▶ [Supplied data]:
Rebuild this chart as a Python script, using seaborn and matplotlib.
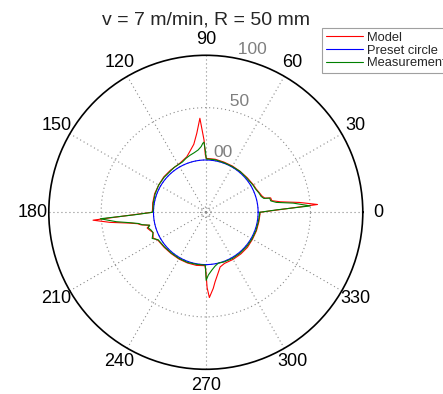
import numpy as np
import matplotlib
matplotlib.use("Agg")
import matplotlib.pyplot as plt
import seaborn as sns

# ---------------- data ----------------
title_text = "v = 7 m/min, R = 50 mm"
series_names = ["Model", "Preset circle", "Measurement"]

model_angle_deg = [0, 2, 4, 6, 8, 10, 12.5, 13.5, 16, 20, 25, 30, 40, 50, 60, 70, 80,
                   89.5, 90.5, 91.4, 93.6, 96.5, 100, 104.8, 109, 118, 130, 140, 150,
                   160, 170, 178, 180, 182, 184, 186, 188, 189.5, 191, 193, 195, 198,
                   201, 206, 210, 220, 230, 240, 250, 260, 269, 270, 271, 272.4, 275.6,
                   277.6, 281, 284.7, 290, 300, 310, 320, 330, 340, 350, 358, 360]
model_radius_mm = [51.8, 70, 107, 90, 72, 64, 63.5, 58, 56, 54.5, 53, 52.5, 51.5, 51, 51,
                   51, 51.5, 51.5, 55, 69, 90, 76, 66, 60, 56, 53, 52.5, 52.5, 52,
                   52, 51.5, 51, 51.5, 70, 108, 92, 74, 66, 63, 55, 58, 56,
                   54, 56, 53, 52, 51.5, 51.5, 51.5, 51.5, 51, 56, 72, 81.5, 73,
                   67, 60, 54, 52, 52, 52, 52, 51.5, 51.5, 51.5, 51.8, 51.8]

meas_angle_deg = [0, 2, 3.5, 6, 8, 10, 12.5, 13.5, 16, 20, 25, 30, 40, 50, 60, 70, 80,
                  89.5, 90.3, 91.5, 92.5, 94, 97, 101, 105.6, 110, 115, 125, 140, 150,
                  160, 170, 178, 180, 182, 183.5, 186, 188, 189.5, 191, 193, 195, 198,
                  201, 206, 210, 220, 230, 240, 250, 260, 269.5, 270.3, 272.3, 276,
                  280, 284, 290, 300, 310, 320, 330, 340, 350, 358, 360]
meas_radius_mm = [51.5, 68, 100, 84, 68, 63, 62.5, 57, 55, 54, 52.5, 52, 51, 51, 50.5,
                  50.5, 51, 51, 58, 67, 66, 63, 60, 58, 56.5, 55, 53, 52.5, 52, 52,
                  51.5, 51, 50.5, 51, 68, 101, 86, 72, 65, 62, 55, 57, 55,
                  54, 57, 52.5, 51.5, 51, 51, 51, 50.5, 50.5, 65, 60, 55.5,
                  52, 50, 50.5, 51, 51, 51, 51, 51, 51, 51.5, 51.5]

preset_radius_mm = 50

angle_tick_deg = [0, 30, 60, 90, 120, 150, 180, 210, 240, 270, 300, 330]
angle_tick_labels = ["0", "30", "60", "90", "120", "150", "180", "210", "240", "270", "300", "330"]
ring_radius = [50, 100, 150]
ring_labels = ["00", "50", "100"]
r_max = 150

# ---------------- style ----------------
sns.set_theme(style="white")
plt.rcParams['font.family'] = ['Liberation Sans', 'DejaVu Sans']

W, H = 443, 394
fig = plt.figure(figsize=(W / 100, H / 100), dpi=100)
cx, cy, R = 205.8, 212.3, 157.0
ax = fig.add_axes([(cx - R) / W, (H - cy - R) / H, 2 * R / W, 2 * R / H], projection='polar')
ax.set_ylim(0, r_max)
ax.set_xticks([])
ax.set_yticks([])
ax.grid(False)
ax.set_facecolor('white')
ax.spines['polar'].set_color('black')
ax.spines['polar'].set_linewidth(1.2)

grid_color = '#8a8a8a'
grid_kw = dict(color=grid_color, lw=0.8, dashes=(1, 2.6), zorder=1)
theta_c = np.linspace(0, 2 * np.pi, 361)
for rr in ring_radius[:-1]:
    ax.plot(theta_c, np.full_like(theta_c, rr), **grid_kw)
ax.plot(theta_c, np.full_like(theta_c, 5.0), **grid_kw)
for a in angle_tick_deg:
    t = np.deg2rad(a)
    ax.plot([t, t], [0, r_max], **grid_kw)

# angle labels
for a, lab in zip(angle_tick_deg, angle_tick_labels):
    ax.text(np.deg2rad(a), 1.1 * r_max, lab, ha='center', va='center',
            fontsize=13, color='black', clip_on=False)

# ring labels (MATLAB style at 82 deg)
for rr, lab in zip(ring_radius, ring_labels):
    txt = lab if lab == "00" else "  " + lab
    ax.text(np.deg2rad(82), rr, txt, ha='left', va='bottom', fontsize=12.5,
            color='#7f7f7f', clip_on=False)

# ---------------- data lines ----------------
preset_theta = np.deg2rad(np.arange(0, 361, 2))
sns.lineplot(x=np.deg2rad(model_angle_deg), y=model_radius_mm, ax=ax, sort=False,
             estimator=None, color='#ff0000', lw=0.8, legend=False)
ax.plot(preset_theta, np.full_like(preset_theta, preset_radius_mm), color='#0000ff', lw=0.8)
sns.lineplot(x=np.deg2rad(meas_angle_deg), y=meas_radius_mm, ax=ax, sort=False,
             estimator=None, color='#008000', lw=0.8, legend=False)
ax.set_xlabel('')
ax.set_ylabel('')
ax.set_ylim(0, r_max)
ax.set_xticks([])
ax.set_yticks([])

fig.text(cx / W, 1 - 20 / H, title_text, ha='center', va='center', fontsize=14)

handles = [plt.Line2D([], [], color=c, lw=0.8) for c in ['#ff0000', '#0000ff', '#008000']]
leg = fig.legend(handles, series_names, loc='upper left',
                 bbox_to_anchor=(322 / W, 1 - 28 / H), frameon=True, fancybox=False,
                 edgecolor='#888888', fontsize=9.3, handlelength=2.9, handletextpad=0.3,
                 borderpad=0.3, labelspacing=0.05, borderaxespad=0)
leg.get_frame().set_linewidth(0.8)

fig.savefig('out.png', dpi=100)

▶ [What the task requires]:
Copy out every line of the material above exactly, skipping the pictures.

▶ [Answer]:
Rebuild this chart as a Python script, using seaborn and matplotlib.
import numpy as np
import matplotlib
matplotlib.use("Agg")
import matplotlib.pyplot as plt
import seaborn as sns

# ---------------- data ----------------
title_text = "v = 7 m/min, R = 50 mm"
series_names = ["Model", "Preset circle", "Measurement"]

model_angle_deg = [0, 2, 4, 6, 8, 10, 12.5, 13.5, 16, 20, 25, 30, 40, 50, 60, 70, 80,
                   89.5, 90.5, 91.4, 93.6, 96.5, 100, 104.8, 109, 118, 130, 140, 150,
                   160, 170, 178, 180, 182, 184, 186, 188, 189.5, 191, 193, 195, 198,
                   201, 206, 210, 220, 230, 240, 250, 260, 269, 270, 271, 272.4, 275.6,
                   277.6, 281, 284.7, 290, 300, 310, 320, 330, 340, 350, 358, 360]
model_radius_mm = [51.8, 70, 107, 90, 72, 64, 63.5, 58, 56, 54.5, 53, 52.5, 51.5, 51, 51,
                   51, 51.5, 51.5, 55, 69, 90, 76, 66, 60, 56, 53, 52.5, 52.5, 52,
                   52, 51.5, 51, 51.5, 70, 108, 92, 74, 66, 63, 55, 58, 56,
                   54, 56, 53, 52, 51.5, 51.5, 51.5, 51.5, 51, 56, 72, 81.5, 73,
                   67, 60, 54, 52, 52, 52, 52, 51.5, 51.5, 51.5, 51.8, 51.8]

meas_angle_deg = [0, 2, 3.5, 6, 8, 10, 12.5, 13.5, 16, 20, 25, 30, 40, 50, 60, 70, 80,
                  89.5, 90.3, 91.5, 92.5, 94, 97, 101, 105.6, 110, 115, 125, 140, 150,
                  160, 170, 178, 180, 182, 183.5, 186, 188, 189.5, 191, 193, 195, 198,
                  201, 206, 210, 220, 230, 240, 250, 260, 269.5, 270.3, 272.3, 276,
                  280, 284, 290, 300, 310, 320, 330, 340, 350, 358, 360]
meas_radius_mm = [51.5, 68, 100, 84, 68, 63, 62.5, 57, 55, 54, 52.5, 52, 51, 51, 50.5,
                  50.5, 51, 51, 58, 67, 66, 63, 60, 58, 56.5, 55, 53, 52.5, 52, 52,
                  51.5, 51, 50.5, 51, 68, 101, 86, 72, 65, 62, 55, 57, 55,
                  54, 57, 52.5, 51.5, 51, 51, 51, 50.5, 50.5, 65, 60, 55.5,
                  52, 50, 50.5, 51, 51, 51, 51, 51, 51, 51.5, 51.5]

preset_radius_mm = 50

angle_tick_deg = [0, 30, 60, 90, 120, 150, 180, 210, 240, 270, 300, 330]
angle_tick_labels = ["0", "30", "60", "90", "120", "150", "180", "210", "240", "270", "300", "330"]
ring_radius = [50, 100, 150]
ring_labels = ["00", "50", "100"]
r_max = 150

# ---------------- style ----------------
sns.set_theme(style="white")
plt.rcParams['font.family'] = ['Liberation Sans', 'DejaVu Sans']

W, H = 443, 394
fig = plt.figure(figsize=(W / 100, H / 100), dpi=100)
cx, cy, R = 205.8, 212.3, 157.0
ax = fig.add_axes([(cx - R) / W, (H - cy - R) / H, 2 * R / W, 2 * R / H], projection='polar')
ax.set_ylim(0, r_max)
ax.set_xticks([])
ax.set_yticks([])
ax.grid(False)
ax.set_facecolor('white')
ax.spines['polar'].set_color('black')
ax.spines['polar'].set_linewidth(1.2)

grid_color = '#8a8a8a'
grid_kw = dict(color=grid_color, lw=0.8, dashes=(1, 2.6), zorder=1)
theta_c = np.linspace(0, 2 * np.pi, 361)
for rr in ring_radius[:-1]:
    ax.plot(theta_c, np.full_like(theta_c, rr), **grid_kw)
ax.plot(theta_c, np.full_like(theta_c, 5.0), **grid_kw)
for a in angle_tick_deg:
    t = np.deg2rad(a)
    ax.plot([t, t], [0, r_max], **grid_kw)

# angle labels
for a, lab in zip(angle_tick_deg, angle_tick_labels):
    ax.text(np.deg2rad(a), 1.1 * r_max, lab, ha='center', va='center',
            fontsize=13, color='black', clip_on=False)

# ring labels (MATLAB style at 82 deg)
for rr, lab in zip(ring_radius, ring_labels):
    txt = lab if lab == "00" else "  " + lab
    ax.text(np.deg2rad(82), rr, txt, ha='left', va='bottom', fontsize=12.5,
            color='#7f7f7f', clip_on=False)

# ---------------- data lines ----------------
preset_theta = np.deg2rad(np.arange(0, 361, 2))
sns.lineplot(x=np.deg2rad(model_angle_deg), y=model_radius_mm, ax=ax, sort=False,
             estimator=None, color='#ff0000', lw=0.8, legend=False)
ax.plot(preset_theta, np.full_like(preset_theta, preset_radius_mm), color='#0000ff', lw=0.8)
sns.lineplot(x=np.deg2rad(meas_angle_deg), y=meas_radius_mm, ax=ax, sort=False,
             estimator=None, color='#008000', lw=0.8, legend=False)
ax.set_xlabel('')
ax.set_ylabel('')
ax.set_ylim(0, r_max)
ax.set_xticks([])
ax.set_yticks([])

fig.text(cx / W, 1 - 20 / H, title_text, ha='center', va='center', fontsize=14)

handles = [plt.Line2D([], [], color=c, lw=0.8) for c in ['#ff0000', '#0000ff', '#008000']]
leg = fig.legend(handles, series_names, loc='upper left',
                 bbox_to_anchor=(322 / W, 1 - 28 / H), frameon=True, fancybox=False,
                 edgecolor='#888888', fontsize=9.3, handlelength=2.9, handletextpad=0.3,
                 borderpad=0.3, labelspacing=0.05, borderaxespad=0)
leg.get_frame().set_linewidth(0.8)

fig.savefig('out.png', dpi=100)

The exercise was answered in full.